とはいえ、そうした使われ方をしやすいのは、もともと私たち日本人になじみの無い文字が多いように思います。「ギリシャ文字の最後の文字」なんて知ってる人も少ないでしょうから、そもそも「意味がわからないただの図形」としてその文字を扱うことができるのがその理由でしょう。
形だけでなく意味も活用される文字
ですが、もともとの文字を活かした形で使われる文字もあります。例えば下の画像。
頭に髪飾りをつけた女性のAAです。髪飾りには「薔」という、植物の「バラ」を漢字で書いたときの1文字が使われています。このAAは「ローゼンメイデン」というマンガに出てくる「水銀燈」という女性キャラクターがAA化されたもので、水銀燈は実際に黒いバラの髪飾りをつけています。つまり、「薔」という漢字は髪飾りの形状を表現するとともに、実際にそれがバラの髪飾りであることも示唆しているわけです。
アニメ版ローゼンメイデンの水銀燈。めっちゃ見づらいですが、頭に黒いバラの髪飾りをつけています。
他の例が下の画像です。同じく水銀燈です。
目を「混」「乱」の2文字にして、慌てている様子を表現しています。もはや目の形にはなっておらず、単に「混乱」というもともとの意味がそのまま使われています。しかし、こうした「意味が活用されている文字」が「形だけが活用されている文字」の中に違和感なく存在しているところに、人間の知覚の不思議さを感じます。
普通に入っている文章
上の図は町並みをAA化したものです。
まずわかるのは、上に時刻らしきものがかいてあり、その下に町並みが描かれている、ということです。すなわち「15:10」という文字はそのままの意味で受け取ることができ、その下の文字列は形だけを受け取っています。さらに、町並みの中には「Cafe」や「VINS desutoroi」といった、おそらくお店の名前らしき文字列がありますが、これも文字そのものの意味をそのまま受け取ることができています。こうした、「文字の形だけ」を受け取るのか「文字本来の意味」を受け取るのかを、複雑な文字列の中から私たちはスムーズに行うことができるのです。(ちなみに、「VINS desutoroi」という文字列は、意味不明ではあるもののなんか意味がありそうな文字列として認識することができます。)

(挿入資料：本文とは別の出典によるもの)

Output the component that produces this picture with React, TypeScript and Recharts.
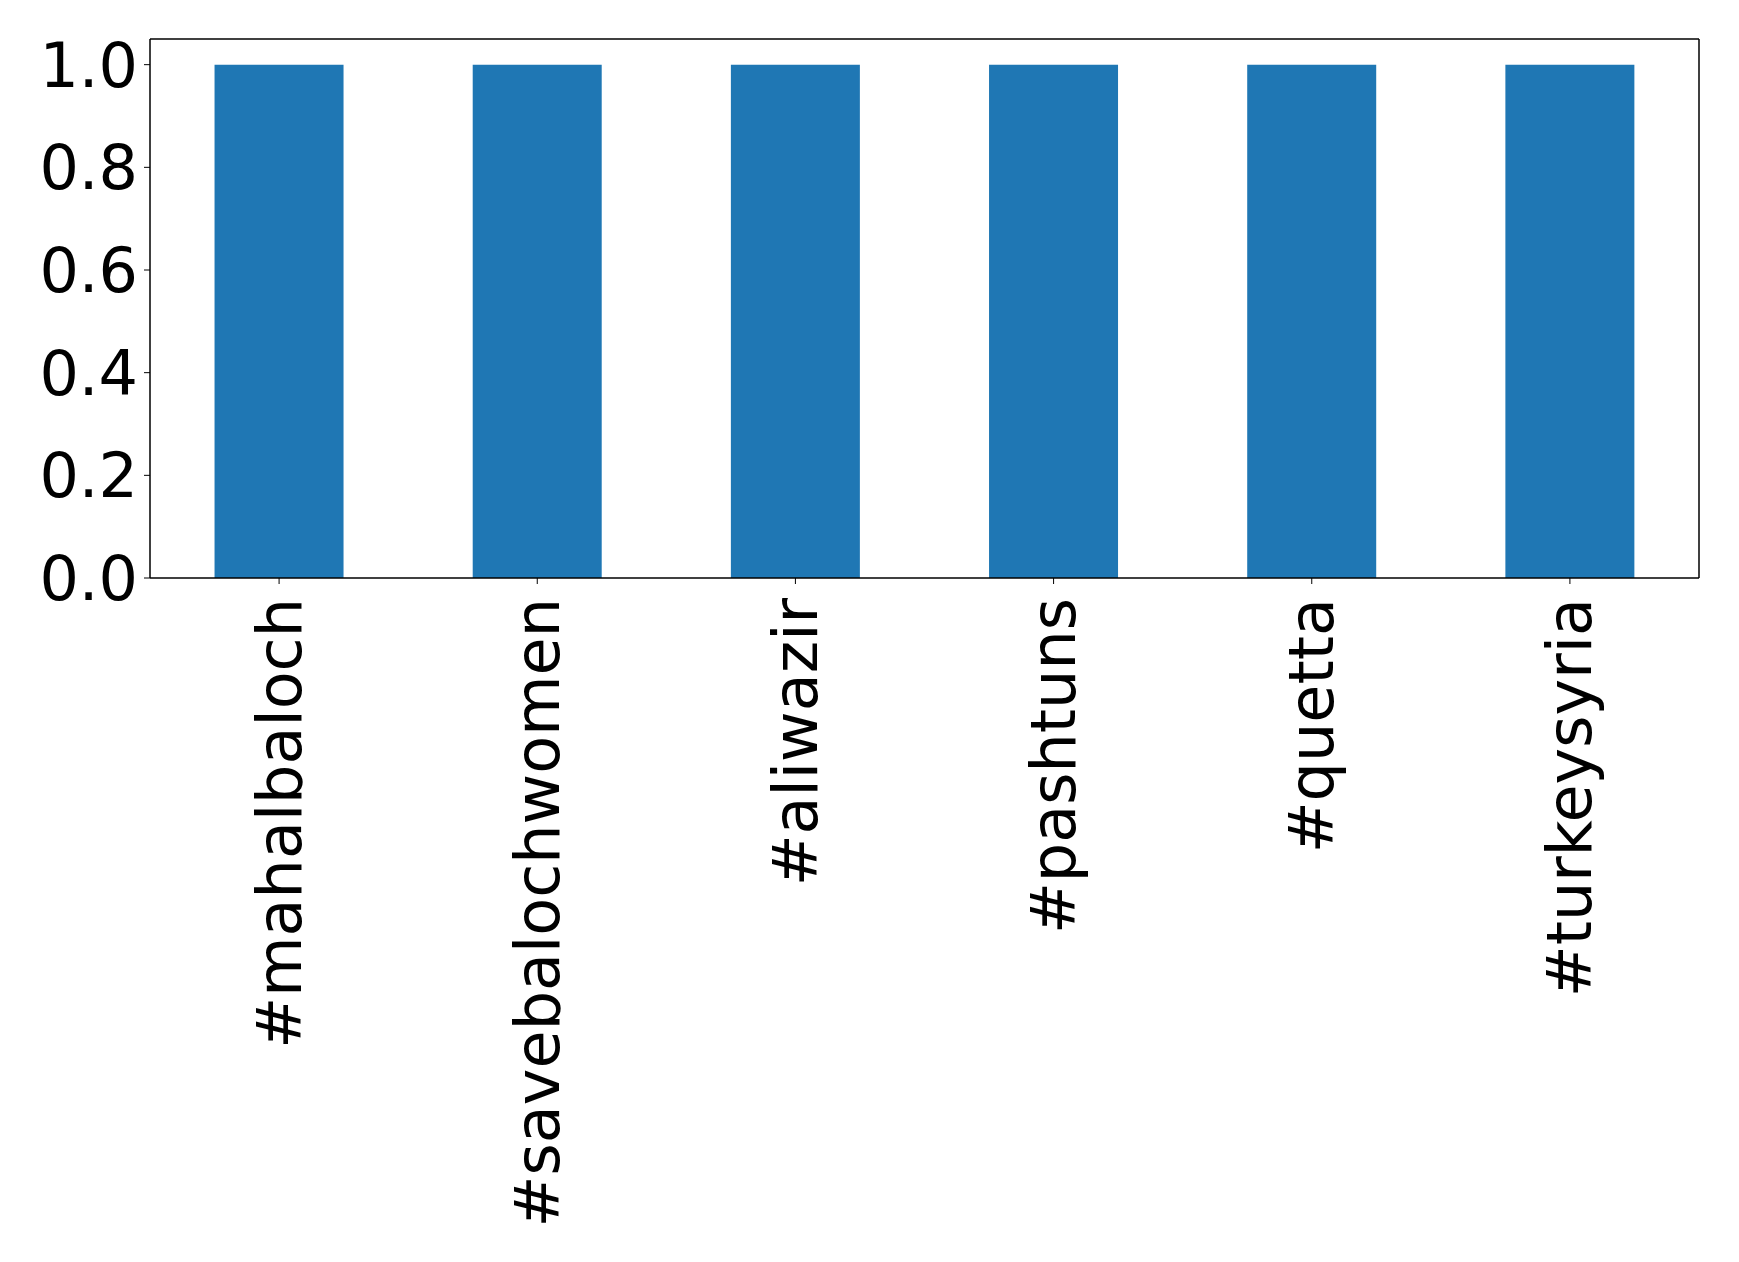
import { Bar, BarChart, CartesianGrid, XAxis, YAxis } from "recharts";

const hashtags = [
  "#mahalbaloch",
  "#savebalochwomen",
  "#aliwazir",
  "#pashtuns",
  "#quetta",
  "#turkeysyria",
];
const counts = [1, 1, 1, 1, 1, 1];
const yTicks = [0, 0.2, 0.4, 0.6, 0.8, 1.0];

const chartData = hashtags.map((tag, i) => ({ tag, count: counts[i] }));

const FONT = "'DejaVu Sans', sans-serif";

function RotatedTick(props: any) {
  const { x, y, payload } = props;
  const ty = y + 12;
  return (
    <text
      x={x}
      y={ty}
      transform={`rotate(-90, ${x}, ${ty})`}
      textAnchor="end"
      dominantBaseline="central"
      fontFamily={FONT}
      fontSize={62}
      fill="#000"
    >
      {payload.value}
    </text>
  );
}

export default function App() {
  return (
    <div style={{ position: "absolute", top: 0, left: 0, background: "#fff" }}>
      <BarChart
        width={1739}
        height={1262}
        data={chartData}
        margin={{ top: 39, right: 40, bottom: 0, left: 0 }}
        barCategoryGap="25%"
      >
        {/* top and right spines of the frame */}
        <CartesianGrid
          stroke="#000"
          strokeWidth={1.5}
          strokeOpacity={1}
          strokeDasharray=""
          horizontalCoordinatesGenerator={({ offset }: any) => [offset.top]}
          verticalCoordinatesGenerator={({ offset }: any) => [
            offset.left + offset.width,
          ]}
        />
        <XAxis
          dataKey="tag"
          height={684}
          interval={0}
          stroke="#000"
          tickSize={6}
          tickLine={{ stroke: "#000" }}
          axisLine={{ stroke: "#000", strokeWidth: 1.5 }}
          tick={<RotatedTick />}
        />
        <YAxis
          width={150}
          domain={[0, 1.05]}
          ticks={yTicks}
          interval={0}
          stroke="#000"
          tickSize={6}
          tickMargin={6}
          tickLine={{ stroke: "#000" }}
          axisLine={{ stroke: "#000", strokeWidth: 1.5 }}
          tickFormatter={(v) => Number(v).toFixed(1)}
          tick={{ fill: "#000", fontSize: 62, fontFamily: FONT }}
        />
        <Bar dataKey="count" fill="#1f77b4" isAnimationActive={false} />
      </BarChart>
    </div>
  );
}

人間は特に意味のない図像の中から「人間の顔」を意識せず抽出してしまうようにできています。それと同じように、意味のありそうな文字列を瞬時に抽出する能力があるのではないでしょうか。
まとめ
以上のように、「やる夫スレ」ではただ文字を並べて絵を作っているだけではなく、「その文字の持つ意味」も巧みに使いながら作られています。これは、人間の知覚をフル活用したとても複雑なことであり、「やる夫スレ」はマンガなどに並ぶ人間の視覚文化としてじゅうぶんに価値あるものでないかと思うのです。
他にも、「やる夫スレ」については考えるべきことが色々あります。
- キャラクターについて
- 引用・アレンジについて
- 時間の流れについて
- 読み手について
じわじわと、こうしたことについてもまとめていけたらと思います。